The Premier League's Profit and Sustainability Rules Are Not About Financial Fairness
Everton and Nottingham Forest have been docked points for breaching Profit and Sustainability Rules (PSR). The league frames this as protecting the game's integrity. Nonsense. These deductions are a cartel-enforcing mechanism designed to freeze the hierarchy and punish the unfashionable.
The PSR Myth: A Level Playing Field or a Glass Ceiling?
When Manchester City spend £100m on a full-back, it's 'commercial revenue'. When Aston Villa spend £50m on a forward, it's 'suspicious'. PSR was sold as levelling the field, but it has done the opposite. Between 2019 and 2024, the so-called 'Big Six' increased their revenue gap over the rest by 40%. PSR doesn't close that gap—it locks it in by capping losses to £105m over three years, a figure that rich clubs can absorb through higher turnover. For Everton, whose stadium redevelopment eats cash, the breach was structural, not reckless.
The independent commission that punished Everton argued the club 'gambled' on future revenues. But what is the Premier League business model if not a gamble? Clubs borrow against broadcast money, take risks on players, and hope it pays off. Punishing failure to hit revenue projections is like fining a punter for losing at roulette while letting the house keep its take.
The Case Against PSR: Why It Hurts Football
- Stifles upward mobility: Since PSR was tightened in 2021, no club outside the established elite has finished in the top four. The last 'new' Champions League qualifier was Leicester in 2016—before PSR existed.
- Punishes infrastructure spending: Everton's losses partly came from building a new stadium. Arsenal's Emirates debt was allowed under previous rules because it was long-term. Now, similar investment is penalised if it creates short-term losses.
- Favours self-dealing: Manchester City's 'sweetheart' sponsorship deals from Abu Dhabi entities are accepted at face value, while Brighton's genuine commercial income is scrutinised. The rules assume state-backed clubs are honest and entrepreneurial ones are fraudulent.

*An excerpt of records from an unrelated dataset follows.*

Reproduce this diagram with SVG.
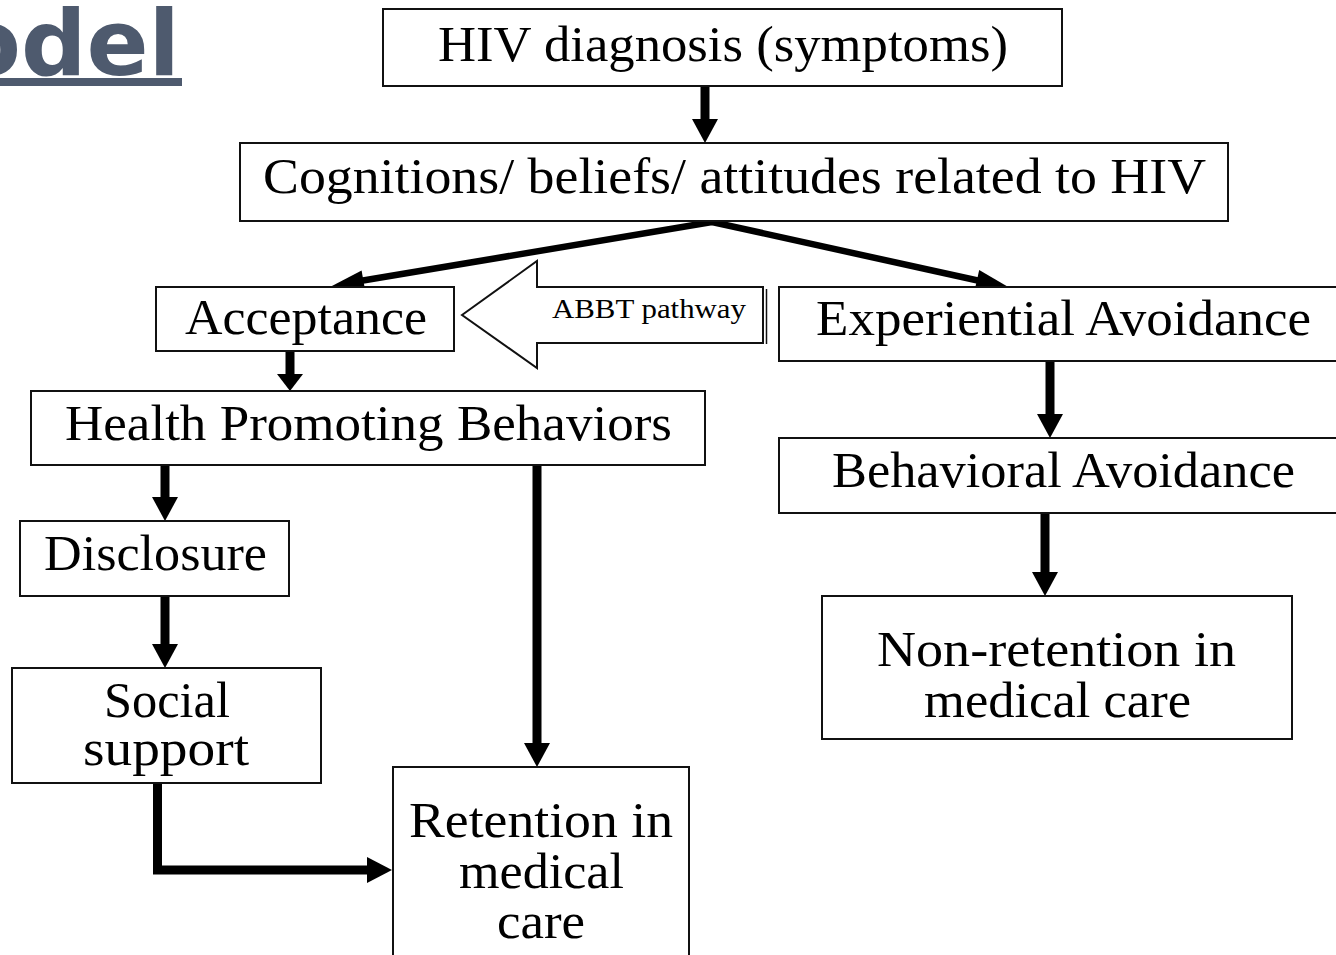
<svg xmlns="http://www.w3.org/2000/svg" width="1336" height="955" viewBox="0 0 1336 955">
<style>
.box{fill:#fff;stroke:#111;stroke-width:2}
.t{font-family:"Liberation Serif","Times New Roman",serif;font-size:50px;fill:#000}
.s{font-family:"Liberation Serif","Times New Roman",serif;font-size:27px;fill:#000}
.ttl{font-family:"DejaVu Sans",Verdana,sans-serif;font-weight:bold;font-size:90px;fill:#4e5a6e}
.sh{stroke:#000;stroke-width:9;fill:none}
.dg{stroke:#000;stroke-width:6.5;fill:none}
.hd{fill:#000}
</style>
<rect width="1336" height="955" fill="#fff"/>
<g id="title">
<text class="ttl" x="-42" y="75" textLength="222" lengthAdjust="spacingAndGlyphs">odel</text>
<rect x="0" y="78" width="182" height="8" fill="#4e5a6e"/>
</g>
<g id="connectors">
<line class="sh" x1="705" y1="86" x2="705" y2="121"/><polygon class="hd" points="692,119 718,119 705,143"/>
<polyline class="dg" points="712,222 360,281"/><polygon class="hd" points="330,287 361.6,270.5 365.4,292.1"/>
<polyline class="dg" points="712,222 980,281"/><polygon class="hd" points="1010,288 974.4,291.4 979.2,270"/>
<line class="sh" x1="290" y1="351" x2="290" y2="376"/><polygon class="hd" points="277,374 303,374 290,391"/>
<line class="sh" x1="1050" y1="361" x2="1050" y2="416"/><polygon class="hd" points="1037,414 1063,414 1050,438"/>
<line class="sh" x1="1045" y1="513" x2="1045" y2="574"/><polygon class="hd" points="1032,572 1058,572 1045,596"/>
<line class="sh" x1="165" y1="465" x2="165" y2="499"/><polygon class="hd" points="152,497 178,497 165,521"/>
<line class="sh" x1="165" y1="596" x2="165" y2="646"/><polygon class="hd" points="152,644 178,644 165,668"/>
<line class="sh" x1="537" y1="465" x2="537" y2="745"/><polygon class="hd" points="524,743 550,743 537,767"/>
<polyline class="sh" points="157.5,783 157.5,870 369,870"/><polygon class="hd" points="367,857 367,883 392,870"/>
</g>
<g id="hiv"><rect class="box" x="383" y="9" width="679" height="77"/><text class="t" x="438" y="61" textLength="570" lengthAdjust="spacingAndGlyphs">HIV diagnosis (symptoms)</text></g>
<g id="cognitions"><rect class="box" x="240" y="143" width="988" height="78"/><text class="t" x="263" y="193" textLength="943" lengthAdjust="spacingAndGlyphs">Cognitions/ beliefs/ attitudes related to HIV</text></g>
<g id="acceptance"><rect class="box" x="156" y="287" width="298" height="64"/><text class="t" x="185" y="334" textLength="242" lengthAdjust="spacingAndGlyphs">Acceptance</text></g>
<g id="abbt">
<path class="box" d="M462,315 L537,261 L537,287 L763,287 L763,343 L537,343 L537,368 Z"/>
<line x1="766.5" y1="289" x2="766.5" y2="344" stroke="#111" stroke-width="1.5"/>
<text class="s" x="552" y="318" textLength="194" lengthAdjust="spacingAndGlyphs">ABBT pathway</text>
</g>
<g id="experiential"><rect class="box" x="779" y="287" width="570" height="74"/><text class="t" x="816" y="335" textLength="495" lengthAdjust="spacingAndGlyphs">Experiential Avoidance</text></g>
<g id="health"><rect class="box" x="31" y="391" width="674" height="74"/><text class="t" x="65" y="440" textLength="607" lengthAdjust="spacingAndGlyphs">Health Promoting Behaviors</text></g>
<g id="behavioral"><rect class="box" x="779" y="438" width="570" height="75"/><text class="t" x="832" y="487" textLength="463" lengthAdjust="spacingAndGlyphs">Behavioral Avoidance</text></g>
<g id="disclosure"><rect class="box" x="20" y="521" width="269" height="75"/><text class="t" x="44" y="570" textLength="223" lengthAdjust="spacingAndGlyphs">Disclosure</text></g>
<g id="nonretention"><rect class="box" x="822" y="596" width="470" height="143"/>
<text class="t" x="877" y="666" textLength="359" lengthAdjust="spacingAndGlyphs">Non-retention in</text>
<text class="t" x="924" y="717" textLength="267" lengthAdjust="spacingAndGlyphs">medical care</text></g>
<g id="social"><rect class="box" x="12" y="668" width="309" height="115"/>
<text class="t" x="104" y="717" textLength="126" lengthAdjust="spacingAndGlyphs">Social</text>
<text class="t" x="83" y="765" textLength="166" lengthAdjust="spacingAndGlyphs">support</text></g>
<g id="retention"><rect class="box" x="393" y="767" width="296" height="200"/>
<text class="t" x="409" y="837" textLength="264" lengthAdjust="spacingAndGlyphs">Retention in</text>
<text class="t" x="459" y="888" textLength="165" lengthAdjust="spacingAndGlyphs">medical</text>
<text class="t" x="497" y="938" textLength="88" lengthAdjust="spacingAndGlyphs">care</text></g>
</svg>
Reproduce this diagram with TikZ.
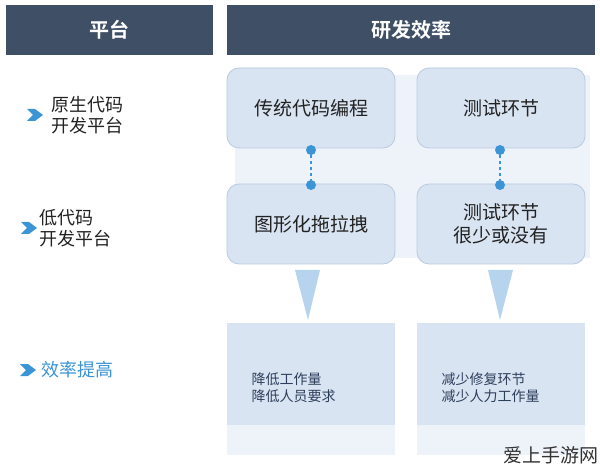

The Cartel's Defence: 'But Clubs Chose These Rules'
The league argues that clubs democratically approved PSR. True, but that vote was held under duress. In 2012, when FFP was first introduced, the elite threatened to break away. The rest acquiesced to avoid a Super League. The result is a rulebook written by the richest for the richest. When Manchester United post a £200m loss on their accounts (before amortisation adjustments), no one blinks. When Forest spend £150m on new players after promotion—a necessary investment to survive—they are punished. The logic is perverse: it is better to lose by staying the same than to spend and challenge.
Verdict: PSR Will Be Abolished Within Three Years — Replaced by a Simplified Salary Cap
The contradictions are unsustainable. The Premier League's legal battles with City over associated party transactions (APT) will expose the rule's flaws. By 2027, the league will adopt a pure salary cap tied to broadcast revenue—simpler and harder to challenge. But that cap will favour the elite too, as it locks in wage disparities based on historical income. The real reform—a hard spending cap or a luxury tax redistributed to lower-league clubs—will never pass because the cartel will not allow it. So expect more points deductions, more Everton-style despair, and more clubs realising that PSR is not about fairness: it is about ensuring the powerful stay powerful.